── Given information ──
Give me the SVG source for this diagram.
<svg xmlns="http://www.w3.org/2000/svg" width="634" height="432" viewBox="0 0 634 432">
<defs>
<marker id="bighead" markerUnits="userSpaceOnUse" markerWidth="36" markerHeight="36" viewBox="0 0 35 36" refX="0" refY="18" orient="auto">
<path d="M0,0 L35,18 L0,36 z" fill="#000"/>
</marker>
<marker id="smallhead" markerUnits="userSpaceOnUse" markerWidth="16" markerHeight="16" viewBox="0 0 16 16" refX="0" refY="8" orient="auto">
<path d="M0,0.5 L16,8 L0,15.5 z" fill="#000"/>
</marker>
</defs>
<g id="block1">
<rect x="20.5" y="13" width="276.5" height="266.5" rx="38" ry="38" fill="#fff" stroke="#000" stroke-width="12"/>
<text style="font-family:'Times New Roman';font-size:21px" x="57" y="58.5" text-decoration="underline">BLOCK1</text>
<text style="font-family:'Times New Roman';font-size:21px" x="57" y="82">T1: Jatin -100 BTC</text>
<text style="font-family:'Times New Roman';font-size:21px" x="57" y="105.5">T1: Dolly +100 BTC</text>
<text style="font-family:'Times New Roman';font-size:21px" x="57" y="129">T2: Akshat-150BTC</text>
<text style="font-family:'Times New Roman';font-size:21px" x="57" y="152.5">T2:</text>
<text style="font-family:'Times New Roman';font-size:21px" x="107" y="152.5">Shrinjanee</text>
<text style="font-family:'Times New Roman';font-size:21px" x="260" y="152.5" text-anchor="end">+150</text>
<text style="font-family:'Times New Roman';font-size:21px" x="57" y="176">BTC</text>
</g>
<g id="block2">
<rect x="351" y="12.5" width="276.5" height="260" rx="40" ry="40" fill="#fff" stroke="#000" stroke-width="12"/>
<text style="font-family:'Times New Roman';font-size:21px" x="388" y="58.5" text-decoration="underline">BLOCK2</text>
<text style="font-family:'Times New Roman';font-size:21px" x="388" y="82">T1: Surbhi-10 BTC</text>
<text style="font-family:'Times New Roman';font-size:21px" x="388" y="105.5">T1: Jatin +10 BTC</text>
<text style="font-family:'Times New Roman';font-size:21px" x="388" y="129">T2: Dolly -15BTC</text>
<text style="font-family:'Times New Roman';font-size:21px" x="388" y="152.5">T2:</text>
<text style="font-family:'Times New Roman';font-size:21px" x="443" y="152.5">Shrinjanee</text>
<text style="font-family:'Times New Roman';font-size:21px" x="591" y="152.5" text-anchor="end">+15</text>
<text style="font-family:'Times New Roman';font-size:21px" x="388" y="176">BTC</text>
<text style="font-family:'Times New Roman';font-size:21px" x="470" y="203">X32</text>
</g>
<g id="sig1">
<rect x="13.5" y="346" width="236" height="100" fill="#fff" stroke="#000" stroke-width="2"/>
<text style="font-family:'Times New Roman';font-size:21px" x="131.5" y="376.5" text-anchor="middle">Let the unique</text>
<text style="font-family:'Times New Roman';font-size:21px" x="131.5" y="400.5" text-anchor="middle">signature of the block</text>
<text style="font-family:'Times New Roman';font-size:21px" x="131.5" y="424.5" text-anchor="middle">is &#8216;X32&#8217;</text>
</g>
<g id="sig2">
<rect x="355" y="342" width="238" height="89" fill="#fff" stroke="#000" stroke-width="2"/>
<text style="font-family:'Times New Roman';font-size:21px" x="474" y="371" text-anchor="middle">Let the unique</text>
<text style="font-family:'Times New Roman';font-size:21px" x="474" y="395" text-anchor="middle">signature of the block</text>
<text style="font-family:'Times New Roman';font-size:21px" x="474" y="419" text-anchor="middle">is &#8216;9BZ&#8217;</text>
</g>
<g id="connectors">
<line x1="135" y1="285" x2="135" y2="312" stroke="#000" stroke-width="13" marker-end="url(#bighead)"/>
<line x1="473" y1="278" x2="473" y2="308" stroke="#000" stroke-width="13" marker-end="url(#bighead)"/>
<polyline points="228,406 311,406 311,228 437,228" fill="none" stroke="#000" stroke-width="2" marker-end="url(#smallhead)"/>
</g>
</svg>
───
● Written instruction
Quote the material exactly, leaving nothing out.

● Reply to the exercise
Give me the SVG source for this diagram.
<svg xmlns="http://www.w3.org/2000/svg" width="634" height="432" viewBox="0 0 634 432">
<defs>
<marker id="bighead" markerUnits="userSpaceOnUse" markerWidth="36" markerHeight="36" viewBox="0 0 35 36" refX="0" refY="18" orient="auto">
<path d="M0,0 L35,18 L0,36 z" fill="#000"/>
</marker>
<marker id="smallhead" markerUnits="userSpaceOnUse" markerWidth="16" markerHeight="16" viewBox="0 0 16 16" refX="0" refY="8" orient="auto">
<path d="M0,0.5 L16,8 L0,15.5 z" fill="#000"/>
</marker>
</defs>
<g id="block1">
<rect x="20.5" y="13" width="276.5" height="266.5" rx="38" ry="38" fill="#fff" stroke="#000" stroke-width="12"/>
<text style="font-family:'Times New Roman';font-size:21px" x="57" y="58.5" text-decoration="underline">BLOCK1</text>
<text style="font-family:'Times New Roman';font-size:21px" x="57" y="82">T1: Jatin -100 BTC</text>
<text style="font-family:'Times New Roman';font-size:21px" x="57" y="105.5">T1: Dolly +100 BTC</text>
<text style="font-family:'Times New Roman';font-size:21px" x="57" y="129">T2: Akshat-150BTC</text>
<text style="font-family:'Times New Roman';font-size:21px" x="57" y="152.5">T2:</text>
<text style="font-family:'Times New Roman';font-size:21px" x="107" y="152.5">Shrinjanee</text>
<text style="font-family:'Times New Roman';font-size:21px" x="260" y="152.5" text-anchor="end">+150</text>
<text style="font-family:'Times New Roman';font-size:21px" x="57" y="176">BTC</text>
</g>
<g id="block2">
<rect x="351" y="12.5" width="276.5" height="260" rx="40" ry="40" fill="#fff" stroke="#000" stroke-width="12"/>
<text style="font-family:'Times New Roman';font-size:21px" x="388" y="58.5" text-decoration="underline">BLOCK2</text>
<text style="font-family:'Times New Roman';font-size:21px" x="388" y="82">T1: Surbhi-10 BTC</text>
<text style="font-family:'Times New Roman';font-size:21px" x="388" y="105.5">T1: Jatin +10 BTC</text>
<text style="font-family:'Times New Roman';font-size:21px" x="388" y="129">T2: Dolly -15BTC</text>
<text style="font-family:'Times New Roman';font-size:21px" x="388" y="152.5">T2:</text>
<text style="font-family:'Times New Roman';font-size:21px" x="443" y="152.5">Shrinjanee</text>
<text style="font-family:'Times New Roman';font-size:21px" x="591" y="152.5" text-anchor="end">+15</text>
<text style="font-family:'Times New Roman';font-size:21px" x="388" y="176">BTC</text>
<text style="font-family:'Times New Roman';font-size:21px" x="470" y="203">X32</text>
</g>
<g id="sig1">
<rect x="13.5" y="346" width="236" height="100" fill="#fff" stroke="#000" stroke-width="2"/>
<text style="font-family:'Times New Roman';font-size:21px" x="131.5" y="376.5" text-anchor="middle">Let the unique</text>
<text style="font-family:'Times New Roman';font-size:21px" x="131.5" y="400.5" text-anchor="middle">signature of the block</text>
<text style="font-family:'Times New Roman';font-size:21px" x="131.5" y="424.5" text-anchor="middle">is &#8216;X32&#8217;</text>
</g>
<g id="sig2">
<rect x="355" y="342" width="238" height="89" fill="#fff" stroke="#000" stroke-width="2"/>
<text style="font-family:'Times New Roman';font-size:21px" x="474" y="371" text-anchor="middle">Let the unique</text>
<text style="font-family:'Times New Roman';font-size:21px" x="474" y="395" text-anchor="middle">signature of the block</text>
<text style="font-family:'Times New Roman';font-size:21px" x="474" y="419" text-anchor="middle">is &#8216;9BZ&#8217;</text>
</g>
<g id="connectors">
<line x1="135" y1="285" x2="135" y2="312" stroke="#000" stroke-width="13" marker-end="url(#bighead)"/>
<line x1="473" y1="278" x2="473" y2="308" stroke="#000" stroke-width="13" marker-end="url(#bighead)"/>
<polyline points="228,406 311,406 311,228 437,228" fill="none" stroke="#000" stroke-width="2" marker-end="url(#smallhead)"/>
</g>
</svg>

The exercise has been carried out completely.